No matter if you're a bunch of picky eaters, trying out a semivegan or other plant-based diet for 2021, or just hoping to be more organized in general: There is a way to make a meal plan that works for you.
Here's how to set up your personal meal plan to suit your family's style and get the habit to stick, and even budget for the night when you just. Cannot. Wash. One. More. Dish.
"The first question you have to ask yourself is: How much do you like cooking?" said Debbie Koenig of Queens, New York, creator of The Family Plan
, a weekly meal planning subscription aimed at families.
Your meal plan, while aspirational in some respects, will be most successful if it accurately reflects the reality of your regular schedule and family lifestyle. And for most families — even those with professional cooks in the house — having a freshly prepared meal on the table every single night is not feasible.
Koenig plans week by week, with a "cook once, eat twice" strategy that front-loads the week with meal prep. "I always plan to have bigger cooking episodes on Monday and Tuesday and intentionally make double the amount of certain foods so I have leftovers to play with," she explained.
For example, she roasts two chickens or whole cauliflower heads at once, knowing some will be eaten that night and the rest will go into tacos and soup later in the week. "If you spend some time up front, the rest of the week is much easier," she said.
Tackle dinner first and select fave themes
If even the idea of mapping out multiple ways to use up chicken seems like a big step, not to worry. Start with a dinner plan and work your way up.
"There's no magic bullet that makes somebody disciplined," said Emily Peterson, a chef and culinary instructor in Parsippany, New Jersey, who has been building out her meal planning strategy for five years. Peterson started out meal planning her family's dinners, then added lunches and then breakfasts as she felt more comfortable with the process.

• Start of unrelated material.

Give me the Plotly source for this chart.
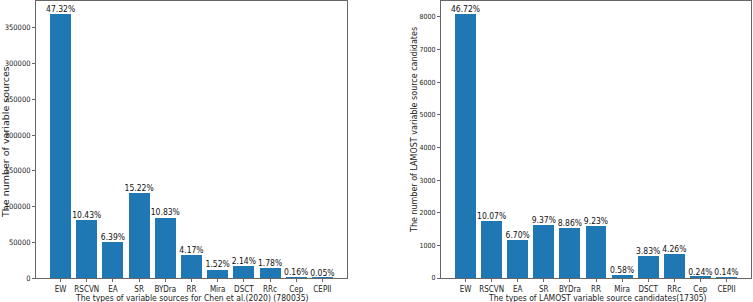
import plotly.graph_objects as go

categories = ["EW", "RSCVN", "EA", "SR", "BYDra", "RR", "Mira", "DSCT", "RRc", "Cep", "CEPII"]

chen_counts = [369113, 81358, 49844, 118721, 84478, 32527, 11857, 16693, 13885, 1248, 390]
chen_pct = ["47.32%", "10.43%", "6.39%", "15.22%", "10.83%", "4.17%", "1.52%", "2.14%", "1.78%", "0.16%", "0.05%"]

lamost_counts = [8085, 1743, 1159, 1621, 1533, 1597, 100, 663, 737, 42, 24]
lamost_pct = ["46.72%", "10.07%", "6.70%", "9.37%", "8.86%", "9.23%", "0.58%", "3.83%", "4.26%", "0.24%", "0.14%"]

left_yticks = [0, 50000, 100000, 150000, 200000, 250000, 300000, 350000]
right_yticks = [0, 1000, 2000, 3000, 4000, 5000, 6000, 7000, 8000]

W, H = 753, 302
BAR = "#1f77b4"
COND = "DejaVu Sans Condensed, Roboto, Liberation Sans, sans-serif"
DJ = "DejaVu Sans, sans-serif"

fig = go.Figure()

fig.add_trace(go.Bar(x=categories, y=chen_counts, width=0.8, marker_color=BAR,
                     marker_line_width=0, xaxis="x", yaxis="y", showlegend=False))
fig.add_trace(go.Scatter(x=categories, y=chen_counts, text=chen_pct, mode="text",
                         textposition="top center", cliponaxis=False,
                         textfont=dict(family=COND, size=8.5, color="#111"),
                         xaxis="x", yaxis="y", showlegend=False))
fig.add_trace(go.Bar(x=categories, y=lamost_counts, width=0.8, marker_color=BAR,
                     marker_line_width=0, xaxis="x2", yaxis="y2", showlegend=False))
fig.add_trace(go.Scatter(x=categories, y=lamost_counts, text=lamost_pct, mode="text",
                         textposition="top center", cliponaxis=False,
                         textfont=dict(family=COND, size=8.5, color="#111"),
                         xaxis="x2", yaxis="y2", showlegend=False))

axcommon = dict(showgrid=False, zeroline=False, showline=True, linecolor="#666",
                linewidth=1, mirror=True, ticks="outside", ticklen=3, tickcolor="#666",
                automargin=False)
xt = dict(family=COND, size=8, color="#222")

fig.update_layout(
    width=W, height=H,
    margin=dict(l=0, r=0, t=1, b=24),
    paper_bgcolor="white", plot_bgcolor="white",
    bargap=0,
    xaxis=dict(domain=[36 / W, 347 / W], range=[-0.94, 10.94], anchor="y",
               tickfont=xt, **axcommon),
    yaxis=dict(domain=[0, 1], range=[0, 387569], anchor="x",
               tickvals=left_yticks, tickformat="d",
               tickfont=dict(family=COND, size=7.5, color="#222"), **axcommon),
    xaxis2=dict(domain=[441 / W, 751 / W], range=[-0.94, 10.94], anchor="y2",
                tickfont=xt, **axcommon),
    yaxis2=dict(domain=[0, 1], range=[0, 8489], anchor="x2",
                tickvals=right_yticks, tickformat="d",
                tickfont=dict(family=COND, size=7, color="#222"), **axcommon),
    annotations=[
        dict(text="The types of variable sources for Chen et al.(2020) (780035)",
             xref="paper", yref="paper", x=191.5 / W, y=-19.5 / 277, xanchor="center",
             yanchor="middle", showarrow=False, font=dict(family=COND, size=8.5, color="#222")),
        dict(text="The types of LAMOST variable source candidates(17305)",
             xref="paper", yref="paper", x=597 / W, y=-19.5 / 277, xanchor="center",
             yanchor="middle", showarrow=False, font=dict(family=COND, size=8.5, color="#222")),
        dict(text="The number of variable sources", textangle=-90,
             xref="paper", yref="paper", x=5 / W, y=(278 - 142) / 277, xanchor="center",
             yanchor="middle", showarrow=False, font=dict(family=DJ, size=9.5, color="#222")),
        dict(text="The number of LAMOST variable source candidates", textangle=-90,
             xref="paper", yref="paper", x=414 / W, y=(278 - 130) / 277, xanchor="center",
             yanchor="middle", showarrow=False, font=dict(family=DJ, size=8, color="#222")),
    ],
)

fig.write_html("out.html", config={"displayModeBar": False},
               post_script="document.body.style.margin='0';document.body.style.padding='0';document.body.style.overflow='hidden';")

The dinners remain the linchpin of her meal planning template. Each day of the week has a theme: Sunday is a big-batch roast or casserole that can make leftovers for the week, Monday is Asian, Tuesday is fish and so on.
Having a category for each day gives Peterson structure so she can theoretically map out an entire month's worth of dinners, but lets her "build in opportunities for spontaneity," like buying fresh clams for dinner instead of thawing frozen shrimp without wrecking the meal plan.
Once you have the basics of your meal plan style, you can expand on what's working for you and plan for two weeks at a time, or even a whole month ahead.
My personal monthly meal plan template
follows the same basic ideas:
- assigning categories to days of the week
- relying on a base of favorite recipes that can be repeated monthly (more on that below)
- making dishes that can work for more than one meal and can be reheated for leftovers
- and allowing room for experimentation.
How you choose to organize your meal plan is also a matter of personal preference. If you need to see everything spelled out as a visual reminder, hang a whiteboard or chalkboard on the fridge. If Excel spreadsheets help you feel more organized, keep your information there. (You can also print out your Excel sheets and put them on the fridge, too.)